Nikki Sixx: Recovery ‘Softened My Heart’ for Photography
Two decades ago, Nikki Sixx traded one addiction for another. With hard drugs finally behind the Mötley Crüe bassist in 1989, he rediscovered an old obsession: photography. “Creativity was there for me first, drugs came second,” Sixx told Rolling Stone last night, just before an onstage interview and lecture at the Annenberg Space for Photography in Los Angeles. “When you take the drugs out, every day is about creativity, whether it’s songwriting, designing clothes or photography.” (View an exclusive gallery of Sixx’s photos.)
He now carries a camera with him everywhere, and last night revealed the results. For an intimate crowd of just 200 fans and guests (online ticket requests exceeded 5,000), Sixx shared images that were provocative and frequently macabre, as seen in his book This is Gonna Hurt: Photography and Life Through the Distorted Lens of Nikki Sixx (William Morrow), which came out in April.
“My girlfriend sometimes says I need to put the camera down when we’re in bed,” Sixx said with a laugh. “I have a guitar next to me, and I have a camera next to me, and I love it.”
On the road, Sixx operates as a street photographer between shows, seeking out dark corners, and the down and out, in whatever city he’s passing through. (Mötley Crüe wrapped up their world tour at the Sunset Strip Music Festival last weekend.) At home in Los Angeles, he’s a more theatrical image-maker, casting models and characters for scenes created in his studio, the Funny Farm.
An admirer of the confrontational work of photographers Diane Arbus and Joel-Peter Witkin, Sixx said he’s often drawn to subjects that are “old, decrepit, deranged” and outside the mainstream ideal. “I have a wonderful assistant,” Sixx said during his talk with journalist Kristine McKenna, as his pictures flashed on a digital screen. “I tell her I need four amputees and a midget and she finds them.”
Dressed in black with a red bandana across his forehead, Sixx said he’s accumulated about 40,000 images on a hard drive, and has begun uploading the images on his active Tumblr and Flickr sites. “In the moment, I’m so passionate, but then I move on quickly,” he told Rolling Stone. “I do the same thing as a songwriter – I write it and I have a lyric and it really touches me, and then we record it and I’m on to the next thing.”
From the earliest days of Mötley Crüe, the bassist-songwriter was obsessed with the band’s image, badgering photographers at Crüe photo sessions, and posing his bandmates to recreate an image in his head. “Our whole concept was, how much can we insult you with how we looked,” he recalled.
Some of his own photographs document the life of a journeyman rock star traveling with a notorious metal band.

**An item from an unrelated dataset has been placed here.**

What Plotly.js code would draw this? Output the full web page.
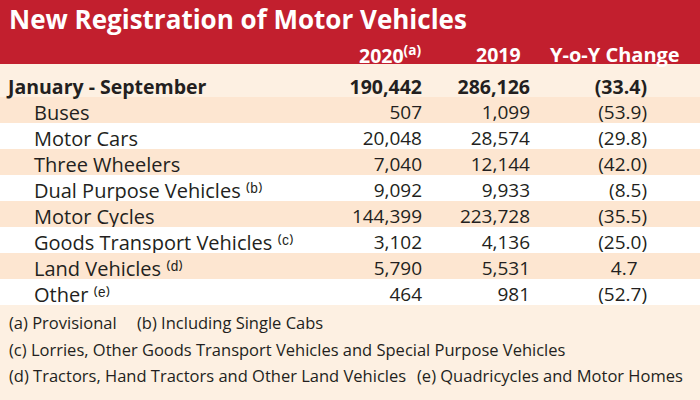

One is a simple black-and-white image of the makeup spread out on his dressing-room table every night. Sixx called it his “warpaint . . . I get in there and just go crazy.”
At the Annenberg, McKenna asked him, “Does the makeup make you feel more protected?”
“My therapist thinks so,” Sixx responded.
There were many technical questions from the audience, but one fan asked how his recovery from addiction directly affected the pictures he creates. “It softened my heart,” Sixx said, explaining that even if a subject is disfigured, “I see the beauty in it. You get clarity as you get sober, and you get clarity as you get older.”
This weekend, Sixx has a rare photo session with another band, Black Veil Brides, a flamboyant young metal act with some obvious echoes from early Crüe. “I talked to the band and I felt passion in their eyes,” Sixx said before the lecture. “I said ‘I want to fuckin’ push you somewhere between Joel-Peter Witkin, Diane Arbus and a horror movie,’ and they were like, ‘Dude, we’re fuckin’ so down.’ It was beautiful to have someone who was so okay with anything that I can come up with.”